Tata, Son of a Sailor: If you are pricing your items properly, wholesale is truly profitable. There are tools to help streamline the work to preserve that profit margin, like minimum item quantities and order times, properly gauged lead times on production, etc. We’re trying to find and utilize as many of these tools as we can! A wholesale business can not only grow brand awareness (sometimes like wildfire) but it is also a foundation upon which you can build amazing customer relationships with stores that will be a part of the landscape of your business for a long time. Our first wholesale account was with a store called Amelia Presents out of Oxford, Mississippi, and we work with her to this day. We’ve seen a collaboration between our two businesses on the pages of Real Simple magazine, we’ve sold great volumes of product through her store and we have lots of plans for our businesses to grow together in the future. So, while we are focusing increasingly on reaching out to individual customers and further developing our B2C arm, wholesale is a vital and important part of our business.
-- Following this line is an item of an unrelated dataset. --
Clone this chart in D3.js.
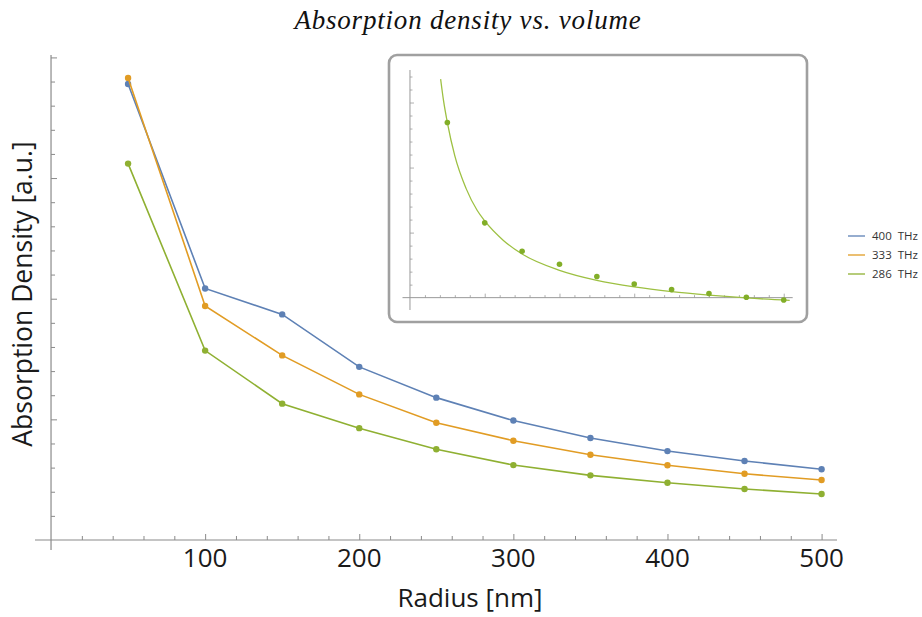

Cazin, Primal Pit Paste: That depends completely on the wholesale customer. There are wholesale customers that you will break even with and wholesale customer who you will lose money on. If you chose to onboard well-known big box brands to get more eyes on your product at a loss, you need to have the costs allocated as part of your marketing budget. This is where it makes sense to rationalize the SKUs you place in big box and drive sales to an ecommerce site for a broader selection of more profitable products.